We walked in late (9.50pm) with no reservation to be given a table by the window overlooking the high rises and light pollution of Lee Gardens. The dining room was pretty dimly lit, but as I recall ticked the boxes of exposed brickwork, bare walls and industrial minimalism. Within a couple minutes of sitting down, a basket of great warm bread was offered and immediately threw down a marker.
French onion soup can either lift the soul or destroy it. So often a watery, insipid molten mess that removes the roof of your mouth in a second. It’s a simple dish but still needs care and time and a close eye to be prepared and served properly. At Town they absolutely nail it, the perfect marriage of onions cooked down for an eternity and elasticated gruyere: (7.5/10)
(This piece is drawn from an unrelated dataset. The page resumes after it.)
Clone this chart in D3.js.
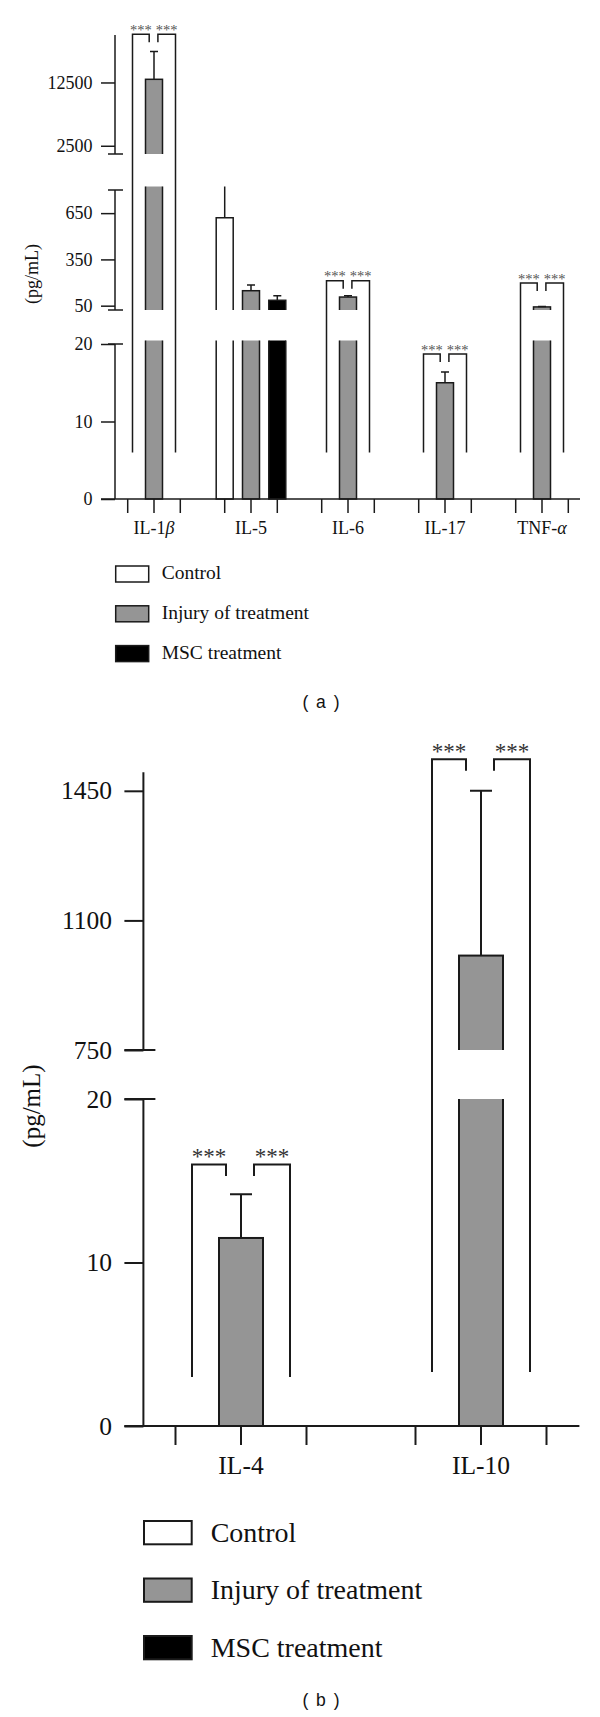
<!DOCTYPE html>
<html>
<head>
<meta charset="utf-8">
<script src="https://cdn.jsdelivr.net/npm/d3@7"></script>
<style>
  body { margin: 0; background: #fff; }
  svg { display: block; }
</style>
</head>
<body>
<div id="chart"></div>
<script>
// series shared by both panels
let seriesNames = ["Control", "Injury of treatment", "MSC treatment"];

// panel (a) values, pg/mL, null = not drawn
let groupsA = ["IL-1β", "IL-5", "IL-6", "IL-17", "TNF-α"];
let controlA = [null, 620, null, null, null];
let controlErrA = [null, 420, null, null, null];
let injuryA = [13000, 147, 106, 15, 42];
let injuryErrA = [4400, 37, 8, 1.4, 3];
let mscA = [null, 85, null, null, null];
let mscErrA = [null, 30, null, null, null];
let bracketTopA = [20100, null, 212, 18.7, 197];
let bracketBottomA = [6, null, 6, 6, 6];
let yTicksA = [[0, 10, 20], [50, 350, 650], [2500, 12500]];

// panel (b)
let groupsB = ["IL-4", "IL-10"];
let controlB = [null, null];
let controlErrB = [null, null];
let injuryB = [11.5, 1005];
let injuryErrB = [2.67, 445];
let mscB = [null, null];
let mscErrB = [null, null];
let bracketTopB = [16, 1535];
let bracketBottomB = [3.0, 3.3];
let yTicksB = [[0, 10, 20], [750, 1100, 1450]];

let fills = ["#ffffff", "#959595", "#000000"];
let ink = "#1a1a1a";
let serif = "'Liberation Serif', 'Times New Roman', serif";

let svg = d3.select("#chart").append("svg")
    .attr("width", 600)
    .attr("height", 1717);

let panelA = {
    id: "a",
    groups: groupsA,
    series: [
        {values: controlA, errs: controlErrA},
        {values: injuryA, errs: injuryErrA},
        {values: mscA, errs: mscErrA}
    ],
    yTicks: yTicksA,
    bracketTop: bracketTopA,
    bracketBottom: bracketBottomA,
    segments: [
        {domain: [0, 20], range: [499, 344]},
        {domain: [22, 800], range: [310, 190]},
        {domain: [1200, 20000], range: [154, 35]}
    ],
    axisX: 115, axisY: 499,
    xRange: [154, 542], subStep: 26.3, xLine: [101, 580],
    barW: 17, capW: 8, lw: 1.5, overshoot: 3.5,
    tickLen: 14, tickPad: 8.5, breakL: 7, breakR: 8,
    font: 18, labelBase: 534,
    yTitle: {x: 38, y: 274, size: 18},
    bracket: {outer: 4.8, innerL: 4.8, innerR: 3.9, drop: 8, starSize: 14.5, starDy: 0.5, starColor: "#555"},
    legend: {x: 115.7, y: 566, w: 33, h: 16, step: 39.8, textX: 161.7, textDy: 13.3, size: 19.5},
    caption: {text: "( a )", y: 707.5}
};

let panelB = {
    id: "b",
    groups: groupsB,
    series: [
        {values: controlB, errs: controlErrB},
        {values: injuryB, errs: injuryErrB},
        {values: mscB, errs: mscErrB}
    ],
    yTicks: yTicksB,
    bracketTop: bracketTopB,
    bracketBottom: bracketBottomB,
    segments: [
        {domain: [0, 20], range: [1426, 1099]},
        {domain: [750, 1500], range: [1050, 772.3]}
    ],
    axisX: 143.4, axisY: 1426,
    xRange: [241, 481], subStep: 65.5, xLine: [124.3, 579.4],
    barW: 44, capW: 22, lw: 2, overshoot: 0,
    tickLen: 19, tickPad: 12.3, breakL: 19, breakR: 12,
    font: 25.5, labelBase: 1474,
    yTitle: {x: 40.3, y: 1106, size: 25},
    bracket: {outer: 16.5, innerL: 15, innerR: 13, drop: 11.5, starSize: 23, starDy: 0, starColor: "#333"},
    legend: {x: 144, y: 1521, w: 47.7, h: 23.3, step: 57.5, textX: 210.7, textDy: 20.7, size: 28},
    caption: {text: "( b )", y: 1705.5}
};

drawPanel(panelA);
drawPanel(panelB);

function drawPanel(p) {
    let g = svg.append("g");

    let x = d3.scalePoint().domain(p.groups).range(p.xRange);
    let sub = d3.scalePoint().domain(seriesNames).range([-p.subStep, p.subStep]);
    let ys = p.segments.map(function (s) {
        return d3.scaleLinear().domain(s.domain).range(s.range);
    });

    // pick the segment a value belongs to
    function yAny(v) {
        for (let i = ys.length - 1; i > 0; i--) {
            if (v >= ys[i].domain()[0]) return ys[i](v);
        }
        return ys[0](v);
    }

    let bars = [];
    p.groups.forEach(function (grp, i) {
        p.series.forEach(function (s, k) {
            if (s.values[i] != null) {
                bars.push({group: grp, name: seriesNames[k], value: s.values[i], err: s.errs[i], fill: fills[k]});
            }
        });
    });

    // bars + error bars, drawn once per axis segment and clipped to it
    ys.forEach(function (y, si) {
        let r = y.range();
        let top = si === ys.length - 1 ? 0 : r[1] - p.overshoot;
        let bottom = si === 0 ? r[0] + 3 : r[0];
        let clipId = "clip-" + p.id + si;
        svg.append("clipPath").attr("id", clipId)
            .append("rect")
            .attr("x", 0).attr("y", top)
            .attr("width", 600).attr("height", bottom - top);

        let seg = g.append("g").attr("clip-path", "url(#" + clipId + ")");

        seg.selectAll("rect.bar")
            .data(bars)
            .enter()
            .append("rect")
            .attr("class", "bar")
            .attr("x", function (d) { return x(d.group) + sub(d.name) - p.barW / 2; })
            .attr("y", function (d) { return y(d.value); })
            .attr("width", p.barW)
            .attr("height", function (d) { return Math.max(0, y(0) - y(d.value)); })
            .attr("fill", function (d) { return d.fill; })
            .attr("stroke", ink)
            .attr("stroke-width", p.lw);

        seg.selectAll("path.err")
            .data(bars.filter(function (d) { return d.err; }))
            .enter()
            .append("path")
            .attr("class", "err")
            .attr("fill", "none")
            .attr("stroke", ink)
            .attr("stroke-width", p.lw)
            .attr("d", function (d) {
                let cx = x(d.group) + sub(d.name);
                let y1 = y(d.value), y2 = y(d.value + d.err);
                return "M" + cx + "," + y1 + "V" + y2 +
                    "M" + (cx - p.capW / 2) + "," + y2 + "H" + (cx + p.capW / 2);
            });
    });

    // y axis, one piece per segment
    ys.forEach(function (y, si) {
        let r = y.range();
        let ax = g.append("g")
            .attr("transform", "translate(" + p.axisX + ",0)")
            .call(d3.axisLeft(y)
                .tickValues(p.yTicks[si])
                .tickFormat(d3.format("d"))
                .tickSize(p.tickLen)
                .tickPadding(p.tickPad)
                .tickSizeOuter(0));
        ax.select(".domain").remove();
        ax.selectAll("line").attr("stroke", ink).attr("stroke-width", p.lw);
        ax.selectAll("text")
            .attr("font-family", serif)
            .attr("font-size", p.font)
            .attr("fill", "#111");

        g.append("line")
            .attr("x1", p.axisX).attr("x2", p.axisX)
            .attr("y1", r[1]).attr("y2", r[0])
            .attr("stroke", ink).attr("stroke-width", p.lw);

        let breaks = [];
        if (si > 0) breaks.push(r[0]);
        if (si < ys.length - 1) breaks.push(r[1]);
        g.selectAll(null)
            .data(breaks)
            .enter()
            .append("line")
            .attr("x1", p.axisX - p.breakL).attr("x2", p.axisX + p.breakR)
            .attr("y1", function (d) { return d; }).attr("y2", function (d) { return d; })
            .attr("stroke", ink).attr("stroke-width", p.lw);
    });

    // x axis: baseline, one tick per bar slot, labels at group centres
    g.append("line")
        .attr("x1", p.xLine[0]).attr("x2", p.xLine[1])
        .attr("y1", p.axisY).attr("y2", p.axisY)
        .attr("stroke", ink).attr("stroke-width", p.lw);

    let slots = [];
    p.groups.forEach(function (grp) {
        seriesNames.forEach(function (n) { slots.push(x(grp) + sub(n)); });
    });
    g.selectAll(null)
        .data(slots)
        .enter()
        .append("line")
        .attr("x1", function (d) { return d; }).attr("x2", function (d) { return d; })
        .attr("y1", p.axisY).attr("y2", p.axisY + p.tickLen)
        .attr("stroke", ink).attr("stroke-width", p.lw);

    let xl = g.selectAll(null)
        .data(p.groups)
        .enter()
        .append("text")
        .attr("x", function (d) { return x(d); })
        .attr("y", p.labelBase)
        .attr("text-anchor", "middle")
        .attr("font-family", serif)
        .attr("font-size", p.font)
        .attr("fill", "#111");
    xl.each(function (d) {
        let t = d3.select(this);
        let last = d.slice(-1);
        if (last === "β" || last === "α") {
            t.append("tspan").text(d.slice(0, -1));
            t.append("tspan").attr("font-style", "italic").text(last);
        } else {
            t.text(d);
        }
    });

    // y title
    g.append("text")
        .attr("transform", "translate(" + p.yTitle.x + "," + p.yTitle.y + ") rotate(-90)")
        .attr("text-anchor", "middle")
        .attr("font-family", serif)
        .attr("font-size", p.yTitle.size)
        .attr("fill", "#111")
        .text("(pg/mL)");

    // significance brackets
    let b = p.bracket;
    p.groups.forEach(function (grp, i) {
        if (p.bracketTop[i] == null) return;
        let yt = yAny(p.bracketTop[i]);
        let yb = yAny(p.bracketBottom[i]);
        let lo = x(grp) + sub(seriesNames[0]) + b.outer;
        let li = x(grp) + sub(seriesNames[1]) - b.innerL;
        let ri = x(grp) + sub(seriesNames[1]) + b.innerR;
        let ro = x(grp) + sub(seriesNames[2]) - b.outer;

        g.append("path")
            .attr("fill", "none").attr("stroke", ink).attr("stroke-width", p.lw)
            .attr("d", "M" + lo + "," + yb + "V" + yt + "H" + li + "V" + (yt + b.drop) +
                "M" + ri + "," + (yt + b.drop) + "V" + yt + "H" + ro + "V" + yb);

        g.selectAll(null)
            .data([(lo + li) / 2, (ri + ro) / 2])
            .enter()
            .append("text")
            .attr("x", function (d) { return d; })
            .attr("y", yt + b.starDy)
            .attr("text-anchor", "middle")
            .attr("font-family", serif)
            .attr("font-size", b.starSize)
            .attr("fill", b.starColor)
            .text("***");
    });

    // legend
    let L = p.legend;
    let lg = g.selectAll(null)
        .data(seriesNames)
        .enter()
        .append("g")
        .attr("transform", function (d, i) { return "translate(0," + (L.y + i * L.step) + ")"; });
    lg.append("rect")
        .attr("x", L.x).attr("y", 0)
        .attr("width", L.w).attr("height", L.h)
        .attr("fill", function (d, i) { return fills[i]; })
        .attr("stroke", ink).attr("stroke-width", p.lw);
    lg.append("text")
        .attr("x", L.textX).attr("y", L.textDy)
        .attr("font-family", serif)
        .attr("font-size", L.size)
        .attr("fill", "#111")
        .text(function (d) { return d; });

    // panel caption
    g.append("text")
        .attr("x", 321.7).attr("y", p.caption.y)
        .attr("text-anchor", "middle")
        .attr("font-family", "'Liberation Sans', Arial, sans-serif")
        .attr("font-size", 17.5)
        .attr("letter-spacing", 1.5)
        .attr("fill", "#111")
        .text(p.caption.text);
}
</script>
</body>
</html>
I contemplated but ultimately passed up on mains including black ink udon with Spanish prawn, Colorado lamb T-bone with lamb tongue and a guinea fowl roulade with buckwheat and fennel. I’m glad I did, only because my spaghettini with uni, pata negra and lardo was an outstanding dish. Nagao is pretty brave to mix up such strong (and expensive) flavours over a simple pasta, but his Japanese roots and international exposure means he knows fusion better than most. The seriously generous portion of uni crowned the dish, meaning it was tasted throughout and avoided being overpowered by the silky lardo and thin strips of pata negra. (8.5/10) I took a photo of my dish at dinner but one on their website does it much more justice:
We passed on dessert, but on a subsequent lunchtime visit to try their good value set-lunch, things rounded off with a very passable deconstructed tiramisu.
Service was efficient and friendly, especially as a late walk in, while the price point was very fare: (7.5/10 for experience)
Nagao has tried a number of venues in Hong Kong over the years, but with the quality of these dishes at this price point, he could be in for a long run. That surfboard may need to stay in storage a while yet.